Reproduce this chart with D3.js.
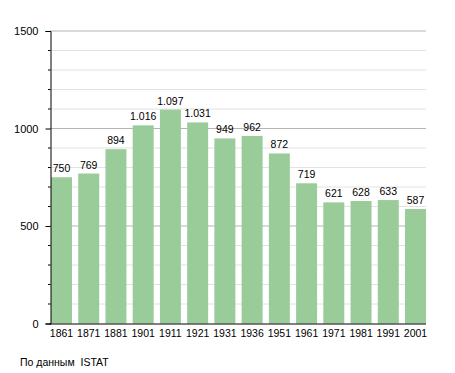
<!DOCTYPE html>
<html>
<head>
<meta charset="utf-8">
<script src="https://cdn.jsdelivr.net/npm/d3@7"></script>
<style>
  body { margin: 0; background: #fff; }
  text { font-family: "Liberation Sans", Arial, sans-serif; fill: #000; }
</style>
</head>
<body>
<svg id="chart" width="455" height="373"></svg>
<script>
// Data
var years = ["1861", "1871", "1881", "1901", "1911", "1921", "1931", "1936", "1951", "1961", "1971", "1981", "1991", "2001"];
var population = [750, 769, 894, 1016, 1097, 1031, 949, 962, 872, 719, 621, 628, 633, 587];
var majorTicks = [0, 500, 1000, 1500];
var minorTicks = d3.range(0, 1501, 100);
var source = "По данным  ISTAT";

var svg = d3.select("#chart");

// Scales
var x = d3.scaleBand().domain(years).range([51, 426]).paddingInner(0.23).paddingOuter(0);
var y = d3.scaleLinear().domain([0, 1500]).range([323.5, 31]);

// minor gridlines
svg.selectAll("line.minor").data(minorTicks.filter(function (d) { return d % 500 != 0; }))
  .enter().append("line")
  .attr("class", "minor")
  .attr("x1", 50).attr("x2", 426)
  .attr("y1", function (d) { return y(d); }).attr("y2", function (d) { return y(d); })
  .attr("stroke", "#e2e2e2").attr("stroke-width", 1);

// major gridlines
svg.selectAll("line.major").data(majorTicks.filter(function (d) { return d > 0; }))
  .enter().append("line")
  .attr("class", "major")
  .attr("x1", 50).attr("x2", 426)
  .attr("y1", function (d) { return y(d); }).attr("y2", function (d) { return y(d); })
  .attr("stroke", "#b4b4b4").attr("stroke-width", 1);

// bars
svg.selectAll("rect.bar").data(population)
  .enter().append("rect")
  .attr("class", "bar")
  .attr("x", function (d, i) { return x(years[i]); })
  .attr("y", function (d) { return y(d); })
  .attr("width", x.bandwidth())
  .attr("height", function (d) { return y(0) - y(d); })
  .attr("fill", "#99cc99");

// value labels (thousands separator is a period)
svg.selectAll("text.value").data(population)
  .enter().append("text")
  .attr("class", "value")
  .attr("x", function (d, i) { return x(years[i]) + x.bandwidth() / 2; })
  .attr("y", function (d) { return y(d) - 5; })
  .attr("text-anchor", "middle")
  .attr("font-size", "10.5px")
  .text(function (d) { return d3.format(",")(d).replace(",", "."); });

// y axis
var yAxis = d3.axisLeft(y).tickValues(majorTicks).tickFormat(d3.format("d")).tickSize(5).tickPadding(7);
var gy = svg.append("g").attr("transform", "translate(50.5,0)").call(yAxis);
gy.select(".domain").attr("stroke", "#000");
gy.selectAll(".tick text").attr("font-size", "11px").attr("font-family", "Liberation Sans, Arial, sans-serif");
gy.selectAll(".tick line").attr("stroke", "#000");
gy.selectAll("line.mtick").data(minorTicks.filter(function (d) { return d % 500 != 0; }))
  .enter().append("line")
  .attr("class", "mtick")
  .attr("x1", -2.5).attr("x2", 0)
  .attr("y1", function (d) { return y(d); }).attr("y2", function (d) { return y(d); })
  .attr("stroke", "#000");

// x axis
var xAxis = d3.axisBottom(x).tickSize(0).tickPadding(6).tickSizeOuter(0);
var gx = svg.append("g").attr("transform", "translate(0," + (y(0) + 0.5) + ")").call(xAxis);
gx.select(".domain").attr("stroke", "#000").attr("d", "M49.5,0H426");
gx.selectAll(".tick text").attr("font-size", "10.5px").attr("font-family", "Liberation Sans, Arial, sans-serif");

// source note
svg.append("text")
  .attr("x", 20).attr("y", 366)
  .attr("font-size", "10.5px")
  .style("white-space", "pre")
  .text(source);
</script>
</body>
</html>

[REQUIRED TASK]:
Reproduce the material word for word. Any pictures should be left out of the copy.

[TASK RESPONSE]:
Reproduce this chart with D3.js.
<!DOCTYPE html>
<html>
<head>
<meta charset="utf-8">
<script src="https://cdn.jsdelivr.net/npm/d3@7"></script>
<style>
  body { margin: 0; background: #fff; }
  text { font-family: "Liberation Sans", Arial, sans-serif; fill: #000; }
</style>
</head>
<body>
<svg id="chart" width="455" height="373"></svg>
<script>
// Data
var years = ["1861", "1871", "1881", "1901", "1911", "1921", "1931", "1936", "1951", "1961", "1971", "1981", "1991", "2001"];
var population = [750, 769, 894, 1016, 1097, 1031, 949, 962, 872, 719, 621, 628, 633, 587];
var majorTicks = [0, 500, 1000, 1500];
var minorTicks = d3.range(0, 1501, 100);
var source = "По данным  ISTAT";

var svg = d3.select("#chart");

// Scales
var x = d3.scaleBand().domain(years).range([51, 426]).paddingInner(0.23).paddingOuter(0);
var y = d3.scaleLinear().domain([0, 1500]).range([323.5, 31]);

// minor gridlines
svg.selectAll("line.minor").data(minorTicks.filter(function (d) { return d % 500 != 0; }))
  .enter().append("line")
  .attr("class", "minor")
  .attr("x1", 50).attr("x2", 426)
  .attr("y1", function (d) { return y(d); }).attr("y2", function (d) { return y(d); })
  .attr("stroke", "#e2e2e2").attr("stroke-width", 1);

// major gridlines
svg.selectAll("line.major").data(majorTicks.filter(function (d) { return d > 0; }))
  .enter().append("line")
  .attr("class", "major")
  .attr("x1", 50).attr("x2", 426)
  .attr("y1", function (d) { return y(d); }).attr("y2", function (d) { return y(d); })
  .attr("stroke", "#b4b4b4").attr("stroke-width", 1);

// bars
svg.selectAll("rect.bar").data(population)
  .enter().append("rect")
  .attr("class", "bar")
  .attr("x", function (d, i) { return x(years[i]); })
  .attr("y", function (d) { return y(d); })
  .attr("width", x.bandwidth())
  .attr("height", function (d) { return y(0) - y(d); })
  .attr("fill", "#99cc99");

// value labels (thousands separator is a period)
svg.selectAll("text.value").data(population)
  .enter().append("text")
  .attr("class", "value")
  .attr("x", function (d, i) { return x(years[i]) + x.bandwidth() / 2; })
  .attr("y", function (d) { return y(d) - 5; })
  .attr("text-anchor", "middle")
  .attr("font-size", "10.5px")
  .text(function (d) { return d3.format(",")(d).replace(",", "."); });

// y axis
var yAxis = d3.axisLeft(y).tickValues(majorTicks).tickFormat(d3.format("d")).tickSize(5).tickPadding(7);
var gy = svg.append("g").attr("transform", "translate(50.5,0)").call(yAxis);
gy.select(".domain").attr("stroke", "#000");
gy.selectAll(".tick text").attr("font-size", "11px").attr("font-family", "Liberation Sans, Arial, sans-serif");
gy.selectAll(".tick line").attr("stroke", "#000");
gy.selectAll("line.mtick").data(minorTicks.filter(function (d) { return d % 500 != 0; }))
  .enter().append("line")
  .attr("class", "mtick")
  .attr("x1", -2.5).attr("x2", 0)
  .attr("y1", function (d) { return y(d); }).attr("y2", function (d) { return y(d); })
  .attr("stroke", "#000");

// x axis
var xAxis = d3.axisBottom(x).tickSize(0).tickPadding(6).tickSizeOuter(0);
var gx = svg.append("g").attr("transform", "translate(0," + (y(0) + 0.5) + ")").call(xAxis);
gx.select(".domain").attr("stroke", "#000").attr("d", "M49.5,0H426");
gx.selectAll(".tick text").attr("font-size", "10.5px").attr("font-family", "Liberation Sans, Arial, sans-serif");

// source note
svg.append("text")
  .attr("x", 20).attr("y", 366)
  .attr("font-size", "10.5px")
  .style("white-space", "pre")
  .text(source);
</script>
</body>
</html>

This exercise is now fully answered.